金持ちが天国に行く確率よりも・
勝木渥 著

一応上記の本の書評です。しかし、書評というよりも、学術書であろう本書に、「らしからぬ意外な」、「でも非常に面白い」ことが書かれていた事をご紹介する記事です。
本書は、2011年3.11原発大震災が起こる前の年の、2010年に、反原発の「たんぽぽ舎」に行って、槌田敦氏の講演を聴いた後、そこの方々と色々話をして夜遅くなった時に、泊めていただいた建物の書棚に置いてあった本です。その書棚から、好きな本を持っていって良いと言われて、頂いてきた3冊のうちの1冊です。
頂いてから、6年ほどして、一部だけ読んで、今年3月に改めて通して読みました。頂いてから12年ほど経てやっと通して読んだことになります。
先ずは本当に「書評」をごくごく簡単に書かせていただきます。
本書は、エントロピーと物質循環の観点から、環境・環境問題を論じています。「エントロピーと循環」と言えば、私の敬愛する槌田敦氏のオハコです。「エントロピー」「エントロピーとエコロジー」「「地球生態学」で暮らそう」・・・など、手に入る槌田敦氏のエントロピー関係の本は全て繰り返し読んでいます。
槌田敦さんの一般読み物的な本よりも、数式が多く、丁度、槌田敦さんの「熱学外論」と同じくらい数式を用いた学術書的な書物でした。
槌田敦さんの受け売りかな?・・とも思いました。そしたら、本書の最後に参考図書として、槌田氏の著書が挙げられていました。更に謝辞に、しっかりと「槌田敦氏に衝撃と呼びたいほどの刺激を受けた」等と書かれていました。
勝木渥氏は槌田敦氏と同世代のようで、親交もあるようです。槌田敦氏と共にエントロピー学会を設立された方のお一人なのかと思います。本書は、槌田敦氏の書物よりも、定量的なことなどは厳密に書かれている感じがして、槌田氏の著書の補完のような感じで興味深く読めました。でもやはり、槌田敦さんの著書の方が更に面白いと感じます。
・・と、ここで書評は止めておきます。最も書きたかったことは、以上のような書評ではなくて、以下の事です。
槌田敦氏の著書は、読みもの的な本はもちろん、学術書により近い『熱学外論』などでも、学術書らしからぬ私論や個人の哲学、情緒的な事が、ところどころに散りばめられていて、そこも興味深く面白いのです。
勝木渥氏の、『物理学に基づく環境の基礎理論』というかなり学術的なタイトルの本書も、槌田敦氏の本と同様に、私論や個人的哲学、情緒的な事が、所々に書かれていました。これも槌田敦氏の影響でしょう。

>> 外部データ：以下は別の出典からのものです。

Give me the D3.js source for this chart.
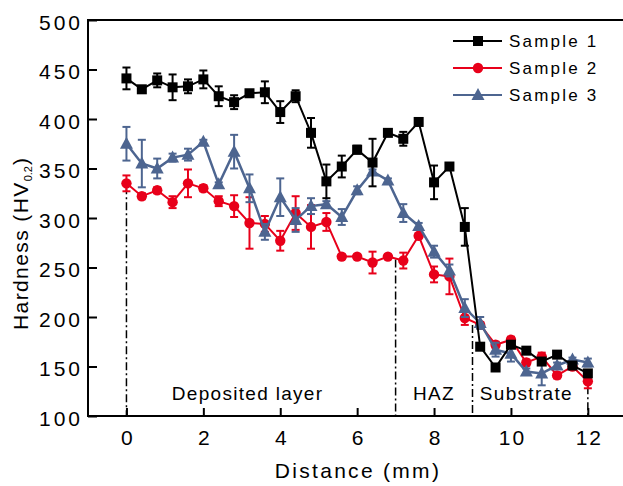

生物のみエントロピー増大則から免れると考えるような学者もいる中で、そのようなことを本書では「超自然的なこと」と否定しているのにも関わらず、非常に意外な、そして面白い「超自然的な」事が書かれていたのです。
抜粋します。本書155ページからの抜粋です。
「生命が発生する確率は、ラクダが針の穴を通るよりも、金持ちが天国に行くよりも、もっともっと小さなものでしかあり得ない。」

本書p155・・気に入ったので、マーカーで塗って、更に付箋紙まで付けました。
「金持ちが天国に行く確率」と比較しているところが、非常に意外で面白過ぎました。
金持ち(富豪ということでしょう。)が、天国に行く確率をここまで低く考えているとは・・・。

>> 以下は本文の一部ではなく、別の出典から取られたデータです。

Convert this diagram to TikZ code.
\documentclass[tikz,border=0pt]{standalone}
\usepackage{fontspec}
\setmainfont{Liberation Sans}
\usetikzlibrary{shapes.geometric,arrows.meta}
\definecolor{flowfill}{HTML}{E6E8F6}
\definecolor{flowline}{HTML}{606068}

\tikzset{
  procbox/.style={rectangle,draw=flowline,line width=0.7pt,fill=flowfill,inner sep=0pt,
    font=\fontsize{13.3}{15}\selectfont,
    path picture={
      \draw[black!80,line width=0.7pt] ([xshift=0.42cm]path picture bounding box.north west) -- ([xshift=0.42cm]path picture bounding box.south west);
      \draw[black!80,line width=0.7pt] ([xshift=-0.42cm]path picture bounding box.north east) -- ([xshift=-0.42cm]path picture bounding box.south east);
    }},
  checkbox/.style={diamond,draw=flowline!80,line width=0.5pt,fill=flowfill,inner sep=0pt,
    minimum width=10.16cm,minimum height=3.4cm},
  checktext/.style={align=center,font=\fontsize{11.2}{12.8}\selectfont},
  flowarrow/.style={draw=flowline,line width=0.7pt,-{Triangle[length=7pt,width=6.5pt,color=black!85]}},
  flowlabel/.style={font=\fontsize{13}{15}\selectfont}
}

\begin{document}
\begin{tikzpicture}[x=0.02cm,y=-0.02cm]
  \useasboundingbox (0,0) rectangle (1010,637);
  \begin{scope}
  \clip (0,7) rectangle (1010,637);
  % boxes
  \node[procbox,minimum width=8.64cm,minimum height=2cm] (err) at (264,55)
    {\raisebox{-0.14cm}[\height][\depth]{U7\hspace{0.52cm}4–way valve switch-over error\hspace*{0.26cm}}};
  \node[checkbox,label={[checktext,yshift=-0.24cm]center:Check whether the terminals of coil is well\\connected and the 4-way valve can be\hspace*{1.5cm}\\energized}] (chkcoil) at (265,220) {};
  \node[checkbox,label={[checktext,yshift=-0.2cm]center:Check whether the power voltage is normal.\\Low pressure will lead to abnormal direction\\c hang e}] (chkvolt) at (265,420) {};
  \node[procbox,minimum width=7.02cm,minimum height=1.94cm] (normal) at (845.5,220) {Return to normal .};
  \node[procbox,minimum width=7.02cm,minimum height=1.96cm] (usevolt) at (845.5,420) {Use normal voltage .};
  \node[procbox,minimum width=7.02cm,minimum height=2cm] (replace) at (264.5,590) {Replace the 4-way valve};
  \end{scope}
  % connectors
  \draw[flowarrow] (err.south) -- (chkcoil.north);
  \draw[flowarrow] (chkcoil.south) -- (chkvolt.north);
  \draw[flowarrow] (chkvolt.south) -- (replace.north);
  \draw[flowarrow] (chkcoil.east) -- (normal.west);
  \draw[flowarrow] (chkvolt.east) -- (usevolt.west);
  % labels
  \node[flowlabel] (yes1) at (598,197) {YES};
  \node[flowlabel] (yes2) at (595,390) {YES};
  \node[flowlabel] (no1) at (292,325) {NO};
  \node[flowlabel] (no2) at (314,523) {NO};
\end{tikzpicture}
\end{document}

勝木渥氏は、金持ちはみんな、悪どいことをしてお金を稼いでいる、若しくは、強欲で無ければ金持ちにはならないと考えているのでしょう。
否定はしません。まあ、妥当な考え方かも知れません(笑)。槌田敦氏のように、物事の本質を見極める鋭い洞察力を持った方なのかも知れません。
槌田敦と同様に、環境科学に開放系の熱力学・エントロピーを導入した、理論の構築を目指した野心作に、このような一文を載せているのが、凄く意外で面白くていいです。そして、この一文だけは、槌田敦さんの書物を凌駕しているかも知れません。